Wimbledon is one of those places that is close enough to central London to offer a stress-free commute, but far away enough for the hustle and bustle to feel a million miles away. It’s a more laid-back way of life, with strolls across the Common, relaxed pub lunches and leisure pursuits (tennis in particular, naturally) occupying most of the residents’ time. It’s pretty self-contained too, so you will find most things, including pubs, clubs and restaurants, not far from your doorstep.

Not run of the mill: a slice of country life in London

Who lives there?

Besides the Wombles (for whom we should thank for the cleanliness of the Common), the area is hugely popular with young professionals who have ‘done’ London and feel like they are ready for a quieter life, but still need to get to their city jobs with ease. 
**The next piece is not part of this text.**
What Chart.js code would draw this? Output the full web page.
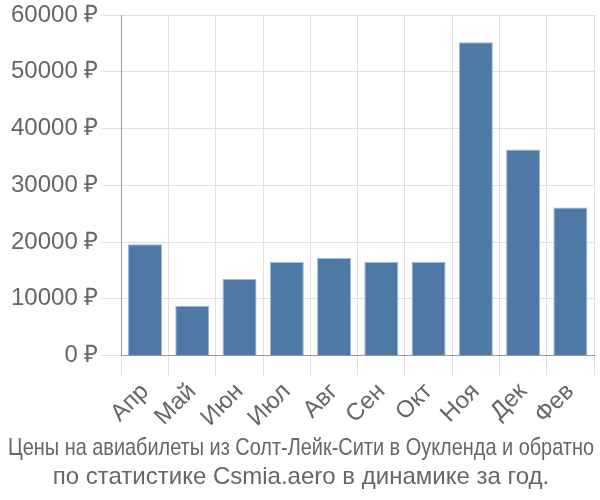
<!DOCTYPE html>
<html>
<head>
<meta charset="utf-8">
<script src="https://cdn.jsdelivr.net/npm/chart.js@4"></script>
<style>
  html, body { margin: 0; padding: 0; background: #fff; }
  #wrap { width: 600px; height: 500px; }
</style>
</head>
<body>
<div id="wrap"><canvas id="price-chart"></canvas></div>
<script>
const months = ['Апр', 'Май', 'Июн', 'Июл', 'Авг', 'Сен', 'Окт', 'Ноя', 'Дек', 'Фев'];
const prices = [19600, 8800, 13500, 16500, 17200, 16500, 16500, 55200, 36300, 26100];
const titleLines = [
    'Цены на авиабилеты из Солт-Лейк-Сити в Оукленда и обратно',
    'по статистике Csmia.aero в динамике за год.'
];

(() => {
    Chart.defaults.font.family = "'Liberation Sans', Arial, sans-serif";
    Chart.defaults.color = '#666';

    const ctx = document.getElementById('price-chart').getContext('2d');
    const config = {
        type: 'bar',
        data: {
            labels: months,
            datasets: [{
                data: prices,
                backgroundColor: 'rgb(78, 121, 167)',
                borderColor: 'rgb(160, 185, 215)',
                borderWidth: 1
            }]
        },
        options: {
            responsive: true,
            maintainAspectRatio: false,
            animation: false,
            layout: { padding: { top: 0, right: 6, left: 8, bottom: 0 } },
            plugins: {
                legend: { display: false },
                tooltip: { enabled: false },
                title: {
                    display: true,
                    position: 'bottom',
                    text: titleLines,
                    color: '#666',
                    font: { size: 24, weight: 'normal' },
                    padding: { top: 0, bottom: 8 },
                    lineHeight: 1.17
                }
            },
            scales: {
                x: {
                    grid: { color: '#e0e0e0', tickLength: 20 },
                    border: { color: '#999' },
                    ticks: { font: { size: 24 }, maxRotation: 45, minRotation: 45, padding: 2, color: '#666' }
                },
                y: {
                    min: 0,
                    max: 60000,
                    grid: { color: '#e0e0e0', tickLength: 20 },
                    border: { color: '#999' },
                    ticks: {
                        stepSize: 10000,
                        font: { size: 24, lineHeight: 1.0 },
                        color: '#666',
                        callback: v => v + ' ₽'
                    }
                }
            }
        }
    };
    const priceChart = new Chart(ctx, config);
})();
</script>
</body>
</html>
“Many young professionals look to buy their first home here, knowing their commute will be stress-free,” explains Annaliese Ashmore, branch manager at Wimbledon haart. “As the young professionals turn into parents, many find they stay in SW19, but maybe up-size or move closer to the schools.” It’s not all dinner parties and baby strollers, however, with data from showing that SW19 is the 10th most popular district in London for renters. Perhaps because the average monthly room rent is currently £607 per month including bills, which is £45 below the London average.

The most sought-after properties, Ashmore says, are the period terraces, particularly in areas off Wimbledon Broadway, such as Ministers and South Park Gardens, although there are some new-build options.  

Common ground: you could meet a Womble

The connections

The District line Tube and National Rail connections enable easy access to central London, while there is a tram link to Croydon. The Northern line can also be accessed from South Wimbledon station and there are bus routes to Kingston, Clapham and a night bus to and from Aldwych.

Ashmore adds: “If you want a quick escape out of London, you can get to the M25 in approximately 20 minutes, meaning airports such as Gatwick and Heathrow are in easy reach, along with a visit to the coast.”

Don’t move here if...

Wimbledon doesn’t feel much like London – it’s too village-y – so it would be daft to live here if the hectic Big Smoke is what you moved to the UK to experience. 

Where to hang out

The Broadway area has a good selection of pubs, bars and clubs – try The Terrace and The Pod – while The Village offers a more sophisticated selection of cocktail bars.

Hemingways is a good ’un, known for its ‘welly boot’ cocktails and open mic nights. Ashmore’s tips? “If relaxing on Wimbledon Common, The Rose And Crown, The Crooked Billet and The Hand In Hand are great pubs for a Sunday drink or lunch.”